SHORT TASK:
Repeat the listing that follows, character for character, minus the pictures.

SOURCE DATA:
---

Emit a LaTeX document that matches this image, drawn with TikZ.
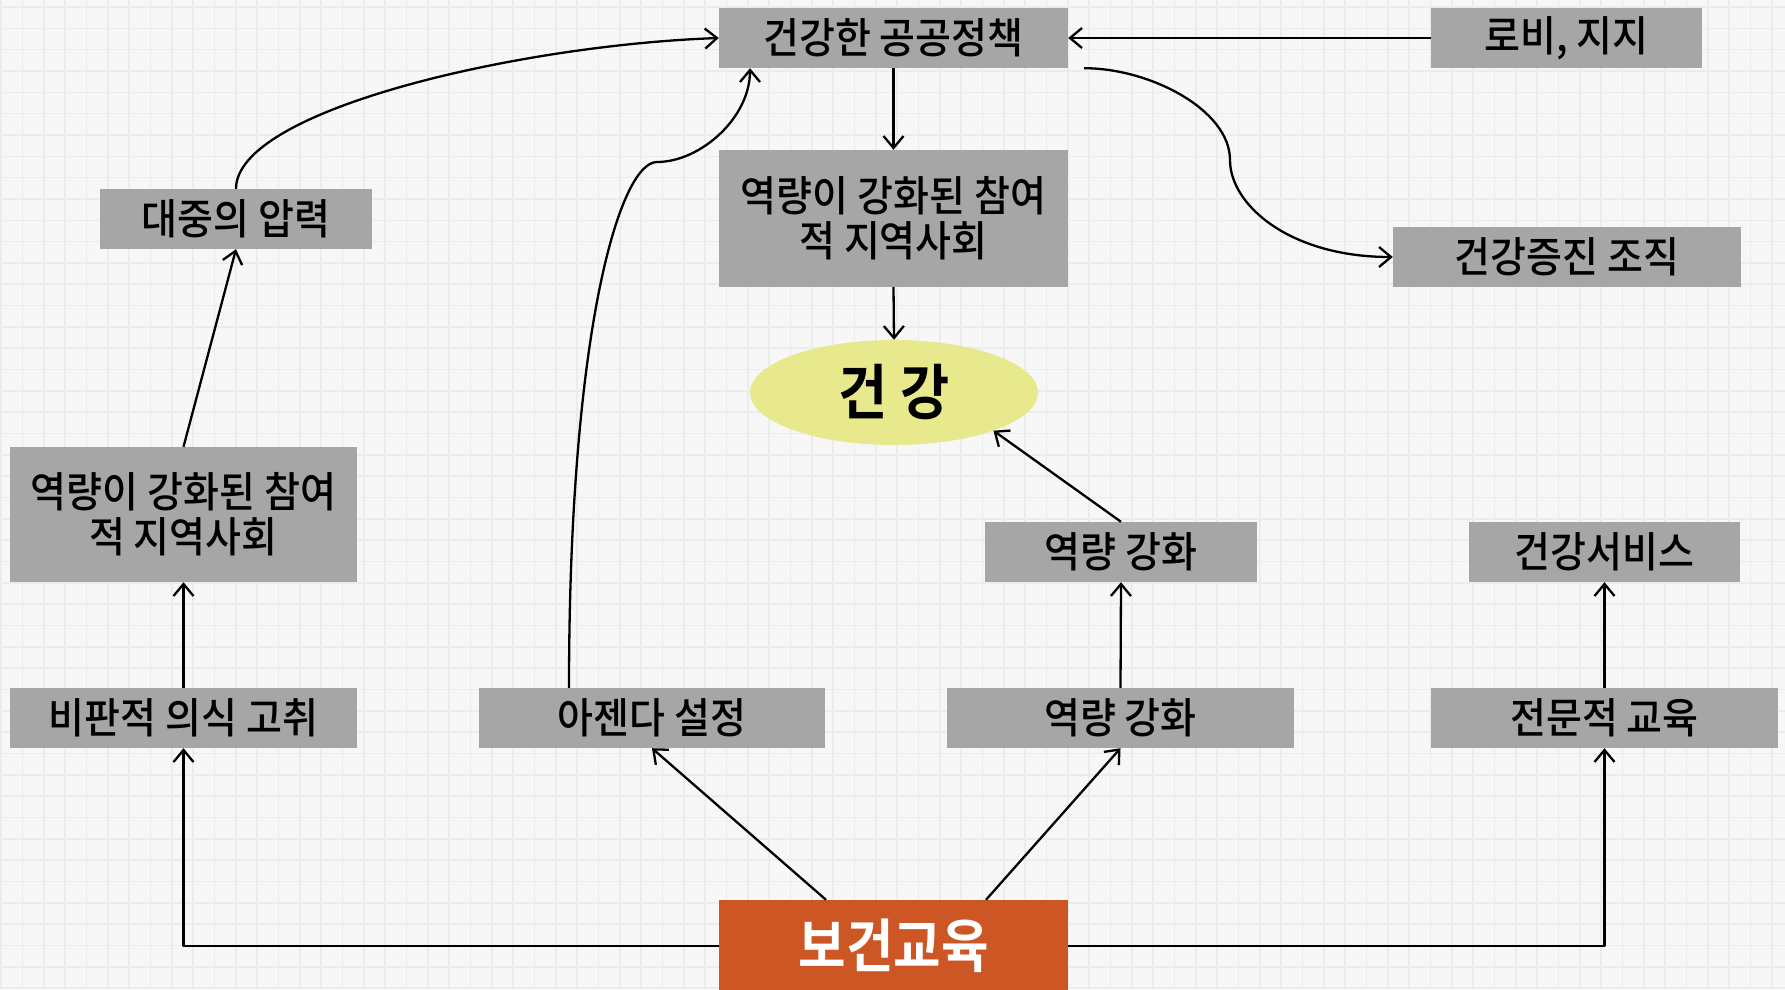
\documentclass[tikz,border=0pt]{standalone}
\usepackage{fontspec}
\newfontfamily\kr{Noto Sans CJK KR Medium}[FakeStretch=0.93]
\newfontfamily\krb{Noto Sans CJK KR Bold}[FakeStretch=0.89]
\usetikzlibrary{arrows.meta,shapes.geometric}
\definecolor{bg}{RGB}{247,247,247}
\definecolor{gridc}{RGB}{236,236,236}
\definecolor{boxgray}{RGB}{166,166,166}
\definecolor{ellyel}{RGB}{232,232,140}
\definecolor{eduor}{RGB}{204,86,36}
\begin{document}
\begin{tikzpicture}[x=1pt,y=-1pt,
  gridl/.style={draw=gridc,line width=1.6pt},
  gbox/.style={fill=boxgray,inner sep=0pt,align=center,text=black,
    font=\kr\fontsize{42}{45}\selectfont},
  conn/.style={draw=black,line width=2.3pt,line join=round,
    -{Straight Barb[length=12pt,width=20pt,line width=2.3pt]}},
  plain/.style={draw=black,line width=2.3pt}]
\useasboundingbox (0,0) rectangle (1785,989);
\fill[bg] (0,0) rectangle (1785,989);
\foreach \i in {0,...,84} \draw[gridl] ({1.3+21.33*\i},0) -- ({1.3+21.33*\i},989);
\foreach \j in {0,...,46} \draw[gridl] (0,{7+21.33*\j}) -- (1785,{7+21.33*\j});

% nodes
\node[gbox,minimum width=349pt,minimum height=60pt] (pol) at (893.5,38) {건강한 공공정책};
\node[gbox,minimum width=271pt,minimum height=60pt] (lobby) at (1566.5,38) {로비, 지지};
\node[gbox,minimum width=272pt,minimum height=60pt] (press) at (236,219) {대중의 압력};
\node[gbox,minimum width=349pt,minimum height=137pt] (comC) at (893.5,218.5) {역량이 강화된 참여\\적 지역사회};
\node[gbox,minimum width=348pt,minimum height=60pt] (org) at (1567,257) {건강증진 조직};
\node[ellipse,fill=ellyel,inner sep=0pt,minimum width=288pt,minimum height=105pt,
  font=\krb\fontsize{60}{64}\selectfont] (health) at (894,392.5) {건 강};
\node[gbox,minimum width=347pt,minimum height=135pt] (comL) at (183.5,514.5) {역량이 강화된 참여\\적 지역사회};
\node[gbox,minimum width=272pt,minimum height=60pt] (capU) at (1121,552) {역량 강화};
\node[gbox,minimum width=271pt,minimum height=60pt] (serv) at (1604.5,552) {건강서비스};
\node[gbox,minimum width=347pt,minimum height=60pt] (crit) at (183.5,718) {비판적 의식 고취};
\node[gbox,minimum width=346pt,minimum height=60pt] (agenda) at (652,718) {아젠다 설정};
\node[gbox,minimum width=347pt,minimum height=60pt] (capL) at (1120.5,718) {역량 강화};
\node[gbox,minimum width=347pt,minimum height=60pt] (prof) at (1604.5,718) {전문적 교육};
\node[fill=eduor,inner sep=0pt,minimum width=349pt,minimum height=92pt,text=white,
  font=\krb\fontsize{58}{62}\selectfont] (edu) at (893.5,946) {보건교육};

% connectors
\draw[conn] (pol.south) -- (comC.north);
\draw[conn] (comC.south) -- (health.north);
\draw[conn] (lobby.west) -- (pol.east);
\draw[conn] ([xshift=16pt]pol.south east) .. controls +(66,0) and +(0,-50) .. (1230,160)
  .. controls +(0,45) and +(-103,0) .. (org.west);
\draw[conn] (press.north) .. controls +(0,-79) and +(-199,7) .. (pol.west);
\draw[conn] ([xshift=-83pt]agenda.north) .. controls +(0,-358) and +(-37,0) .. (657,162)
  .. controls +(43,0) and +(0,50) .. ([xshift=-143.5pt]pol.south);
\draw[conn] (comL.north) -- (press.south);
\draw[conn] (crit.north) -- (comL.south);
\draw[conn] (capL.north) -- (capU.south);
\draw[conn] (capU.north) -- (health.-21);
\draw[conn] (prof.north) -- (serv.south);
\draw[conn] (edu.west) -| (crit.south);
\draw[conn] (edu.east) -| (prof.south);
\draw[conn] ([xshift=-67.5pt]edu.north) -- (agenda.south);
\draw[conn] ([xshift=92.5pt]edu.north) -- (capL.south);
\end{tikzpicture}
\end{document}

---

ANSWER FOR THE TASK:
Emit a LaTeX document that matches this image, drawn with TikZ.
\documentclass[tikz,border=0pt]{standalone}
\usepackage{fontspec}
\newfontfamily\kr{Noto Sans CJK KR Medium}[FakeStretch=0.93]
\newfontfamily\krb{Noto Sans CJK KR Bold}[FakeStretch=0.89]
\usetikzlibrary{arrows.meta,shapes.geometric}
\definecolor{bg}{RGB}{247,247,247}
\definecolor{gridc}{RGB}{236,236,236}
\definecolor{boxgray}{RGB}{166,166,166}
\definecolor{ellyel}{RGB}{232,232,140}
\definecolor{eduor}{RGB}{204,86,36}
\begin{document}
\begin{tikzpicture}[x=1pt,y=-1pt,
  gridl/.style={draw=gridc,line width=1.6pt},
  gbox/.style={fill=boxgray,inner sep=0pt,align=center,text=black,
    font=\kr\fontsize{42}{45}\selectfont},
  conn/.style={draw=black,line width=2.3pt,line join=round,
    -{Straight Barb[length=12pt,width=20pt,line width=2.3pt]}},
  plain/.style={draw=black,line width=2.3pt}]
\useasboundingbox (0,0) rectangle (1785,989);
\fill[bg] (0,0) rectangle (1785,989);
\foreach \i in {0,...,84} \draw[gridl] ({1.3+21.33*\i},0) -- ({1.3+21.33*\i},989);
\foreach \j in {0,...,46} \draw[gridl] (0,{7+21.33*\j}) -- (1785,{7+21.33*\j});

% nodes
\node[gbox,minimum width=349pt,minimum height=60pt] (pol) at (893.5,38) {건강한 공공정책};
\node[gbox,minimum width=271pt,minimum height=60pt] (lobby) at (1566.5,38) {로비, 지지};
\node[gbox,minimum width=272pt,minimum height=60pt] (press) at (236,219) {대중의 압력};
\node[gbox,minimum width=349pt,minimum height=137pt] (comC) at (893.5,218.5) {역량이 강화된 참여\\적 지역사회};
\node[gbox,minimum width=348pt,minimum height=60pt] (org) at (1567,257) {건강증진 조직};
\node[ellipse,fill=ellyel,inner sep=0pt,minimum width=288pt,minimum height=105pt,
  font=\krb\fontsize{60}{64}\selectfont] (health) at (894,392.5) {건 강};
\node[gbox,minimum width=347pt,minimum height=135pt] (comL) at (183.5,514.5) {역량이 강화된 참여\\적 지역사회};
\node[gbox,minimum width=272pt,minimum height=60pt] (capU) at (1121,552) {역량 강화};
\node[gbox,minimum width=271pt,minimum height=60pt] (serv) at (1604.5,552) {건강서비스};
\node[gbox,minimum width=347pt,minimum height=60pt] (crit) at (183.5,718) {비판적 의식 고취};
\node[gbox,minimum width=346pt,minimum height=60pt] (agenda) at (652,718) {아젠다 설정};
\node[gbox,minimum width=347pt,minimum height=60pt] (capL) at (1120.5,718) {역량 강화};
\node[gbox,minimum width=347pt,minimum height=60pt] (prof) at (1604.5,718) {전문적 교육};
\node[fill=eduor,inner sep=0pt,minimum width=349pt,minimum height=92pt,text=white,
  font=\krb\fontsize{58}{62}\selectfont] (edu) at (893.5,946) {보건교육};

% connectors
\draw[conn] (pol.south) -- (comC.north);
\draw[conn] (comC.south) -- (health.north);
\draw[conn] (lobby.west) -- (pol.east);
\draw[conn] ([xshift=16pt]pol.south east) .. controls +(66,0) and +(0,-50) .. (1230,160)
  .. controls +(0,45) and +(-103,0) .. (org.west);
\draw[conn] (press.north) .. controls +(0,-79) and +(-199,7) .. (pol.west);
\draw[conn] ([xshift=-83pt]agenda.north) .. controls +(0,-358) and +(-37,0) .. (657,162)
  .. controls +(43,0) and +(0,50) .. ([xshift=-143.5pt]pol.south);
\draw[conn] (comL.north) -- (press.south);
\draw[conn] (crit.north) -- (comL.south);
\draw[conn] (capL.north) -- (capU.south);
\draw[conn] (capU.north) -- (health.-21);
\draw[conn] (prof.north) -- (serv.south);
\draw[conn] (edu.west) -| (crit.south);
\draw[conn] (edu.east) -| (prof.south);
\draw[conn] ([xshift=-67.5pt]edu.north) -- (agenda.south);
\draw[conn] ([xshift=92.5pt]edu.north) -- (capL.south);
\end{tikzpicture}
\end{document}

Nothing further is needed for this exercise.